First point: in actual usage, the raised fist gesture is most commonly done with the right arm, though occasionally with the left. So if you’re observing the default gesture, done with the right arm, the thumb will point to your right; but if you’re looking at a photograph of the event, in the default gesture, the raised arm will be on the left of the photograph and the thumb will point to your left. Here’s a photograph of an actual Gay Power fist, done with the default right arm, so that the thumb in the photo points to your left:


(#4) (photo by freepik: http://www.freepik.com)

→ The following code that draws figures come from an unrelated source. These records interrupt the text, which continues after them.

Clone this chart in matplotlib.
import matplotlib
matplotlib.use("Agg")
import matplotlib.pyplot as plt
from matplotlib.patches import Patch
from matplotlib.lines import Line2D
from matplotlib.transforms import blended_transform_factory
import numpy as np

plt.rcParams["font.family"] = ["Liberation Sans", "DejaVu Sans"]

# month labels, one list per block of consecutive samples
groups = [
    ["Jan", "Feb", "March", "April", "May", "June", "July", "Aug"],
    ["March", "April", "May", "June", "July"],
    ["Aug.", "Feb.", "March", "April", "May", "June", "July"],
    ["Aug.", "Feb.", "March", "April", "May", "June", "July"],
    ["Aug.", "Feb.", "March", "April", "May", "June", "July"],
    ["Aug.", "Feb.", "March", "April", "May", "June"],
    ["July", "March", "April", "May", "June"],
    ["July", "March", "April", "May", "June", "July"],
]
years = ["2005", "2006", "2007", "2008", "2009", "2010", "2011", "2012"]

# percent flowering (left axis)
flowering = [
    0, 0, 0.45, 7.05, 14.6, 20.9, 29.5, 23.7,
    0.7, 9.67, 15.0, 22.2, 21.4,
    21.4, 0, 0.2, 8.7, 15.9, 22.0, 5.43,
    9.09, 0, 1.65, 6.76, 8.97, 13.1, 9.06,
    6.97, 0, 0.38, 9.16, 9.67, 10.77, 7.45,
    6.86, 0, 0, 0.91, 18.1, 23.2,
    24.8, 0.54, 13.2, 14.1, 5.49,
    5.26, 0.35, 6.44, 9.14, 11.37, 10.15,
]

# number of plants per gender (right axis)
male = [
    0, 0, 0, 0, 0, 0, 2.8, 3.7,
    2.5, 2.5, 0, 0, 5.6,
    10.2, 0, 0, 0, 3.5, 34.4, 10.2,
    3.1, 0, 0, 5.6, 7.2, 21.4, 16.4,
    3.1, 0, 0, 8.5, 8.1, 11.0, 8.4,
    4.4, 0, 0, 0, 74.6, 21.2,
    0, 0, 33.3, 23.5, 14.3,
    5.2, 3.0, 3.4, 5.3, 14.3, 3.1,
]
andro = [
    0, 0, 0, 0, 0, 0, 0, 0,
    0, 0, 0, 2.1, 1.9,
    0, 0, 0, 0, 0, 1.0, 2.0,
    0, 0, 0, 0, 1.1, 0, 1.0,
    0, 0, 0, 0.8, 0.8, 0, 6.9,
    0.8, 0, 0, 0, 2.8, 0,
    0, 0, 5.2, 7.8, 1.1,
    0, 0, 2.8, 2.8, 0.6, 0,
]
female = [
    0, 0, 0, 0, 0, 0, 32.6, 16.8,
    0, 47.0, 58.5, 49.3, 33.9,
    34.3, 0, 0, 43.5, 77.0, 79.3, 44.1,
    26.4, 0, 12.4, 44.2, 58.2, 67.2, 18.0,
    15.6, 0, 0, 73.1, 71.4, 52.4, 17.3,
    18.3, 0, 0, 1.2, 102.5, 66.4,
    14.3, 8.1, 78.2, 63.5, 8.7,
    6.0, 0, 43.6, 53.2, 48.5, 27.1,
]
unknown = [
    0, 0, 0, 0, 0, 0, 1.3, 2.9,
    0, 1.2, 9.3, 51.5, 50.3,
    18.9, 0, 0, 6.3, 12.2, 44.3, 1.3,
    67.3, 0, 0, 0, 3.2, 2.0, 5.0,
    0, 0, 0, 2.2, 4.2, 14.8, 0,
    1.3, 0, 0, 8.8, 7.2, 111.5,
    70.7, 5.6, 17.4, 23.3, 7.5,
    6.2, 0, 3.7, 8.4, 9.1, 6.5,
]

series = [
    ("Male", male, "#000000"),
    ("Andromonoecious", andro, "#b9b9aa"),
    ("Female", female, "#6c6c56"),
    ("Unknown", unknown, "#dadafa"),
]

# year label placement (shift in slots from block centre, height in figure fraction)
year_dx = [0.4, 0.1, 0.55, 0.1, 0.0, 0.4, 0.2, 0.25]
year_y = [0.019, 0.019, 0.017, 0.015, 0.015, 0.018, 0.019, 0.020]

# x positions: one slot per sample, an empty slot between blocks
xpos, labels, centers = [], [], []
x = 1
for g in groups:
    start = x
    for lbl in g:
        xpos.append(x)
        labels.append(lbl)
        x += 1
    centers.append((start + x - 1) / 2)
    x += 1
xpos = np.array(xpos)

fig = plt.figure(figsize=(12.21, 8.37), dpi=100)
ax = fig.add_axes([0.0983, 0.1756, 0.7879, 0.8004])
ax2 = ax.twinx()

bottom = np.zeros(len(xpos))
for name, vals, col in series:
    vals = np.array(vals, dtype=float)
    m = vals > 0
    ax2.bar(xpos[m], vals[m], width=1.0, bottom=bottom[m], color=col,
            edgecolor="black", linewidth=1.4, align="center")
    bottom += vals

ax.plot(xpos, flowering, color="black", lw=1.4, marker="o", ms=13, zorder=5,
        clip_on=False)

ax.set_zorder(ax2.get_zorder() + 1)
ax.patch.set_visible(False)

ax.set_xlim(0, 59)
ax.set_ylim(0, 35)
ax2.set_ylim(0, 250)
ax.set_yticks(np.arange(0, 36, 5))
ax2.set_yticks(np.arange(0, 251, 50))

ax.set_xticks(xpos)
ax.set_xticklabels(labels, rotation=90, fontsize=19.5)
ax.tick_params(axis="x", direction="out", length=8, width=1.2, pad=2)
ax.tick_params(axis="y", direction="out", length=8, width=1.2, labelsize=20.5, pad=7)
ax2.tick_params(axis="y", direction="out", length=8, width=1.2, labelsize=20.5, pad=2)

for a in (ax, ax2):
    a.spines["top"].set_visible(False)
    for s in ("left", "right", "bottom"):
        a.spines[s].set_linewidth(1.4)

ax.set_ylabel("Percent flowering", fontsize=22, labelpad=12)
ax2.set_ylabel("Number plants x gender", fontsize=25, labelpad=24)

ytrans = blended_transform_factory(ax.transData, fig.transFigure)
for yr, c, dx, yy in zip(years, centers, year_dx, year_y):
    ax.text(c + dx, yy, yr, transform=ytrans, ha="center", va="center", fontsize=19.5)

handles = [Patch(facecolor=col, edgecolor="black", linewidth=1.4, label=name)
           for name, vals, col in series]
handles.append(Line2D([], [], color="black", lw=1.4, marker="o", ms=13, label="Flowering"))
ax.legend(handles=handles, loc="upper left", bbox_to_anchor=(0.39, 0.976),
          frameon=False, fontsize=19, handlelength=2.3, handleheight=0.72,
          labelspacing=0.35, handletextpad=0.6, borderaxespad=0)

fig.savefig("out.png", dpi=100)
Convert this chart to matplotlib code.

Then: a stylized version of a gesture, as in logos, can, alas, be based on observing the gesture in real life or in photographs. In any case, we get a conventional presentation of the gesture that may have little to do with the gestural default in real life: highly stylized Black Power, BLM, Gay Power, and GLM logos seem to point to left-hand fist raising  as the default — see #2 and #3 above — and even less stylized drawings of the gesture, as in #1, follow that pattern,. But the actual gestures are pretty strongly right-handed.

Less frequent variants of these logos, with thumbs pointing to the viewer’s left, do occur, however. (I would have illustrated them here, but it’s very hard to find images that don’t require a payment for their use.)

And now, a vacation from rainbows on this blog, even though Stonewall Day (commemorating the uprising of 52 years ago) is still two weeks in the future.

On the other hand, a copy of the 1994 Long Road to Freedom: The Advocate History of the Gay and Lesbian Movement arrived in today’s mail, providing me with lots of personally difficult things to write about. For instance: the book comes with a foreword by Randy Shilts, who died of AIDS while the book was in press.